Hacker News new | ask | show | jobs
by diggan 448 days ago
> A lot of people have convinced themselves that cloud is cheap

I've noticed this too, freelancing/consulting around in companies. I'm not sure where this idea even comes from, because when cloud first started making the news, the reasoning went something like "We're OK paying more since it's flexible, so we can scale up/down quickly", and that made sense. But somehow today a bunch of people (even engineers) are under the belief that cloud somehow is cheaper than the alternatives. That never made sense to me, even when you take into account hiring people specifically for running the infrastructure, unless you're a one-person team or have to aggressively scale up/down during a normal day.

4 comments

I can provide an example where cloud, despite its vastly higher unit costs, makes sense. Analytics in high finance (note: not HFT). Disclosure: my employer provides systems for that.

A fair number of our clients routinely spin up workloads that are CPU bound on hundreds-to-thousands of nodes. These workloads can be EXTREMELY spiky, with a baseload for routine background jobs needing maybe 3-4 worker nodes, but with peak uses generating demand for something like 2k nodes, saturating all cores.

These peak uses also tend to be relatively time sensitive, to the point where having to wait two extra minutes for a result has real business impact. So our systems spin up capacity as needed, and once the load subsides, terminates unused nodes. After all, new ones can be brought up at will. When the peak loads are high (& short) enough, and the baseload low enough, the elastic nature of cloud systems has merit.

I would note that these are the types of clients who will happily absorb the cross-zone networking costs to ensure they have highly available, cross-zone failover scenarios covered. (Eg. have you ever done the math on just how much a busy cross-zone Kafka cluster generates in zonal egress costs?) They will still crunch the numbers to ensure that their transient workload pools have sufficient minimum capacity to service small calculations without pre-warm delay, while only running at high(er) capacity when actually needed.

Optimising for availability of live CPU seconds can be a ... fascinating problem space.

There are absolutely plenty of spaces where this is true and cloud makes sense either because it's actually cost effective, or because the cost doesn't matter.

Most people aren't in those situations, though, but I think a lot of them think they're much closer to your scenario than the much more boring situation they're actually in.

> paying more since it's flexible, so we can scale up/down quickly

I’ve heard this argument too and I think I’ve seen exactly one workload where it actually made sense and was tuned properly and worked reliably.

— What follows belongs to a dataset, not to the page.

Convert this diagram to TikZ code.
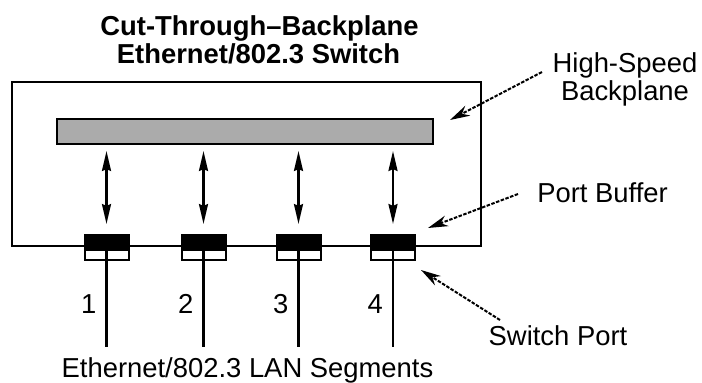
\documentclass[tikz,border=0pt]{standalone}
\usepackage{fontspec}
\setmainfont{Liberation Sans}
\usetikzlibrary{arrows.meta}
\begin{document}
\begin{tikzpicture}[x=1pt,y=-1pt,
  lbl/.style={font=\fontsize{27.4}{30}\selectfont, inner sep=0pt, anchor=base},
  ttl/.style={font=\fontsize{27.4}{30}\selectfont\bfseries, inner sep=0pt, anchor=base},
  frame/.style={draw=black, line width=2.4pt},
  bp/.style={draw=black, line width=2.6pt, fill=black!33},
  buf/.style={draw=black, line width=2pt, fill=black},
  sp/.style={draw=black, line width=2pt, fill=white},
  wire/.style={line width=2.4pt},
  dbl/.style={line width=2.4pt, {Stealth[length=20pt,width=9pt,inset=2pt]}-{Stealth[length=20pt,width=9pt,inset=2pt]}},
  callout/.style={line width=2pt, dash pattern=on 3.5pt off 1.5pt, -{Stealth[length=20pt,width=11pt]}}
]
\useasboundingbox (0,0) rectangle (702,383);
% title
\node[ttl] (t1) at (259.5,35) {Cut-Through--Backplane};
\node[ttl] (t2) at (258.5,63) {Ethernet/802.3 Switch};
% switch box
\draw[frame] (12,82) rectangle (481,246);
\draw[bp] (57,119) rectangle (433,144);
% ports
\foreach \i/\x in {1/106.5,2/203.5,3/298.5,4/393}{
  \draw[sp] (\x-22,250) rectangle (\x+22,260);
  \draw[buf] (\x-22,235) rectangle (\x+22,250);
  \coordinate (pt\i) at (\x,250);
  \coordinate (end\i) at (\x,347);
  \draw[wire] (pt\i) -- (end\i);
  \coordinate (up\i) at (\x,151);
  \coordinate (dn\i) at (\x,224);
  \draw[dbl] (up\i) -- (dn\i);
  \node[lbl, anchor=base east] (n\i) at (\x-10,313) {\i};
}
% bottom label
\node[lbl] (seg) at (247.5,377) {Ethernet/802.3 LAN Segments};
% callouts
\node[lbl] (hs1) at (625,72) {High-Speed};
\node[lbl] (hs2) at (625,100) {Backplane};
\node[lbl] (pb) at (602.5,202) {Port Buffer};
\node[lbl] (swp) at (558,345) {Switch Port};
\coordinate (hsT) at (542,72);
\coordinate (hsH) at (450,120);
\coordinate (pbT) at (518,194);
\coordinate (pbH) at (428,228);
\coordinate (swT) at (500,320);
\coordinate (swH) at (421,270);
\draw[callout] (hsT) -- (hsH);
\draw[callout] (pbT) -- (pbH);
\draw[callout] (swT) -- (swH);
\end{tikzpicture}
\end{document}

I've noticed this too, freelancing/consulting around in companies. I'm not sure where this idea even comes from

Internal company accounting can be weird and lead to unintuitive local optima. At companies I've worked at, what was objectively true was that cloud was often much cheaper than what the IT department would internally bill our department/project for the equivalent service.

I think it's because people think their workloads are extremely spiky, and so assume they will spin up/down loads enough to save money, and that has translated into cloud being perceived as cheap.

But devs rarely pay attention to metrics. I've had clients with expensive Datadog setups where it was blatantly obvious that nobody had ever dug into the performance data, because if they did they'd have noticed that key metrics were simply not fed to it.

If they did pay attention, most of them would realise that their autoscaling rarely kicks in all that much, if at all. Often because it's poorly tuned, but also because most businesses see small enough daily cycles.

Factor in that the cost difference between instances vs. managed servers is quite significant, and you need to have significant spikes much shorter in duration than most businesses day/night variation to save money.

It can make sense to be able to spin up more capacity quickly, but then people need to consider that 1) a lot of managed hosting providers has hardware standing by and can automatically provision it for you rapidly too - unless you insist on only using your own purchased servers in a colo, you can get additional capacity quickly, 2) a lot of managed hosting providers also have cloud instances so you can mix and match, 3) worst case you can spin up cloud instances elsewhere and tie it into your network via a VPN.

Some offer the full range from colo via managed servers to cloud instances in the same datacentres.

Once you prep for a hybrid setup, incidentally, cloud becomes even less competitive, because suddenly you can risk pushing the load factor on your own/managed servers much closer to the wire, knowing you can spin up cloud instances as a fallback. As a result, the cost per request for managed servers drops significantly.

I also blame a lot of this on business often shielding engineering from seeing budgets and costs. I've been in quite senior positions in a number of companies where the CEO or CFO were flabbergasted when I asked for basics costing of staff and infra, because I saw it as essential in planning out architecture. Engineers who aren't used to seeing cost as part of their domain will never have a good picture of costs.